Tuesday, September 17, 2013

The “Unusual Currents” of JT Pardee

Looking east-southeast from interpretive sign on Road 382.
This is Camas Prairie in northwest Montana, home to some very curious ridges and swales (mid-ground in photo).  The crests are as much as 45 feet high, but this is hard to see at ground level even though the vegetation -- pale on ridges and dark in swales -- helps highlight the shapes.  In contrast, these landforms are quite obvious from the air.
Ripples on the prairie.  From Google Earth; click photo for better view.
From the air, the ridges and swales look a bit like ripples that develop in beach sand washed by waves or on sandbars in rivers.  Might this be a clue?
Source.
Possibly, except there’s a problem.  The Camas Prairie ridges aren’t made of sand.  They contain gravel, cobbles and even boulders, which are much too large to be arranged into current ripples ... or are they?
More curious ripples on the prairie, looking southwest.
It was Joseph Thomas Pardee who made the great conceptual leap ... and without the aid of aerial photos!  He concluded that these ridges are indeed ripples, produced by "unusual currents" in massive floods when huge volumes of water traveled at cataclysmic speeds (Pardee 1942).  The source was Glacial Lake Missoula, which we had visited the day before.
Old shorelines of Glacial Lake Missoula visible on right side of “L” hill.  Click photo to view.
Lake Missoula formed when a lobe of the Cordilleran ice sheet dammed the Clark Fork River near Sand Point, Idaho, forming a huge lake (map below).  When the dam gave way around 15,000 years ago (largest of multiple flood events) the lake drained at tremendous speeds, enough to create giant current ripples composed of very coarse materials.  The height and spacing of the ripples have been used to estimate rate of flow, perhaps as much as 60 to 80 miles per hour.

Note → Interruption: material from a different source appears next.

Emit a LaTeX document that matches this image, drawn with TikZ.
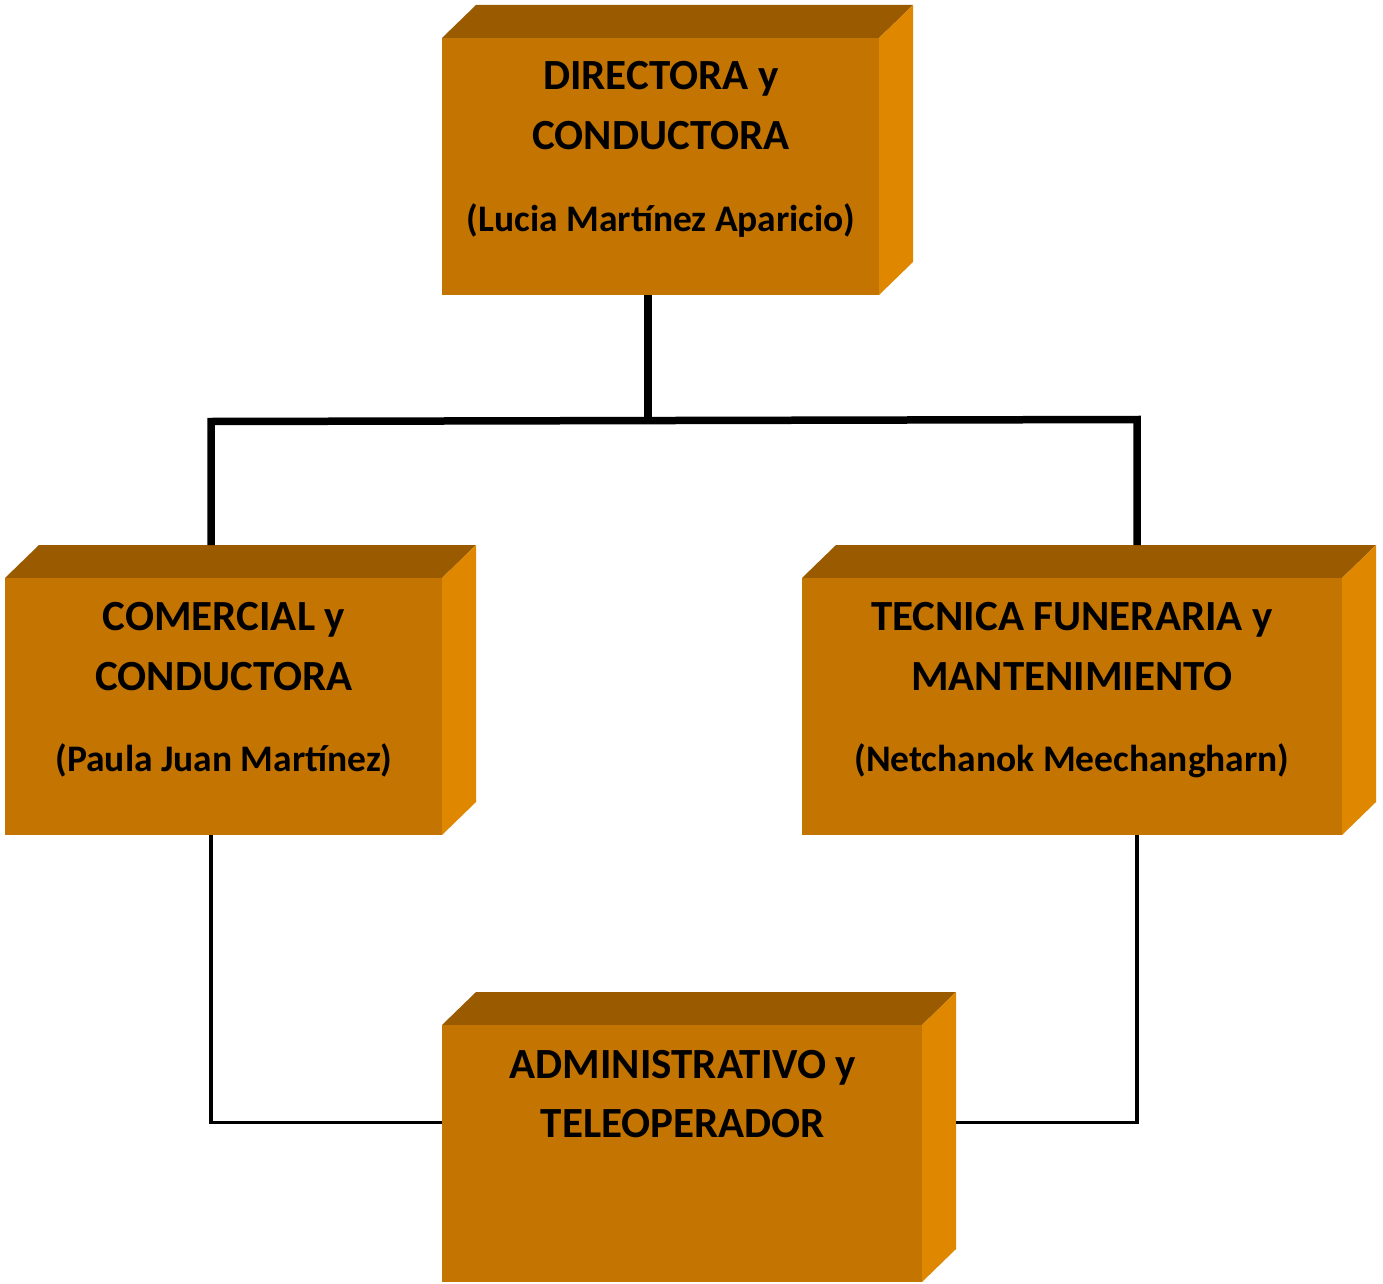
\documentclass[tikz,border=0pt]{standalone}
\usepackage{fontspec}
\setmainfont{Carlito}
\definecolor{topc}{HTML}{9A5B00}
\definecolor{frontc}{HTML}{C47400}
\definecolor{sidec}{HTML}{E08700}
\newcommand\orgbox[5]{%
  \fill[topc] (#2,#3) -- ({#2+34},{#3-33}) -- ({#4+34},{#3-33}) -- (#4,#3) -- cycle;
  \fill[sidec] (#4,#3) -- ({#4+34},{#3-33}) -- ({#4+34},{#5-33}) -- (#4,#5) -- cycle;
  \node[front, minimum width={(#4-#2)*1pt}, minimum height={(#5-#3)*1pt}] (#1) at ({(#2+#4)/2},{(#3+#5)/2}) {};
}
\begin{document}
\begin{tikzpicture}[x=1pt,y=-1pt,
  front/.style={fill=frontc, draw=none, inner sep=0pt, outer sep=0pt, rectangle},
  lbl/.style={font=\fontsize{43}{50}\selectfont\bfseries, anchor=base, inner sep=0pt},
  sublbl/.style={font=\fontsize{37.5}{44}\selectfont\bfseries, anchor=base, inner sep=0pt},
  thickln/.style={line width=7.5pt, line join=miter},
  thinln/.style={line width=3.5pt, line join=miter}]
\useasboundingbox (0,0) rectangle (1383,1284);

\orgbox{dir}{442}{38}{879}{295}
\orgbox{com}{5}{578}{442}{835}
\orgbox{tec}{802}{578}{1342}{835}
\orgbox{adm}{442}{1025}{922}{1282}

% labels
\node[lbl] (dir1) at (661,90) {DIRECTORA y};
\node[lbl] (dir2) at (661,150) {CONDUCTORA};
\node[sublbl] (dir3) at (661,231) {(Lucia Martínez Aparicio)};

\node[lbl] (com1) at (224,630) {COMERCIAL y};
\node[lbl] (com2) at (224,690) {CONDUCTORA};
\node[sublbl] (com3) at (224,771) {(Paula Juan Martínez)};

\node[lbl] (tec1) at (1072,630) {TECNICA FUNERARIA y};
\node[lbl] (tec2) at (1072,690) {MANTENIMIENTO};
\node[sublbl] (tec3) at (1072,771) {(Netchanok Meechangharn)};

\node[lbl] (adm1) at (683,1078) {ADMINISTRATIVO y};
\node[lbl] (adm2) at (683,1137) {TELEOPERADOR};

% connectors
\coordinate (jc) at (648,420.5);
\coordinate (jl) at (211,421.5);
\coordinate (jr) at (1137,419.5);
\coordinate (comtop) at (211,545);
\coordinate (tectop) at (1137,545);
\draw[thickln] (dir.south -| jc) -- (jc);
\draw[thickln] (comtop) -- (jl) -- (jr) -- (tectop);

\coordinate (bl) at (211,1122.5);
\coordinate (br) at (1137,1122.5);
\coordinate (admside) at (956,1122.5);
\draw[thinln] (com.south -| bl) -- (bl) -- (adm.west |- bl);
\draw[thinln] (tec.south -| br) -- (br) -- (admside);
\end{tikzpicture}
\end{document}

The shapes of the ridges also attest to the speed of the flood.  Many are antidunes, with steeper sides facing upstream, indicating that water movement was quite rapid.  The Camas Prairie basin drained north across Markle Pass, and eventually into the main channel of the Clark Fork River.
Before the big flood, Camas Prairie sat under 1000 ft of very cold water.  Map of Glacial Lake Missoula from Montana Natural History Center
Another great geo-stop, courtesy Montana Department of Transportation.

This post is part of a series about the Ice Age Mega-floods of the Pacific Northwest.



Sources

Allen, JE, Burns, M, and Burns, S.  2009.  Cataclysms on the Columbia.  Portland State University, Ooligan Press.

Pardee, JT.  1942.  Unusual currents in Lake Missoula, Montana.  Geological Society of America Bulletin 53:1569-1599.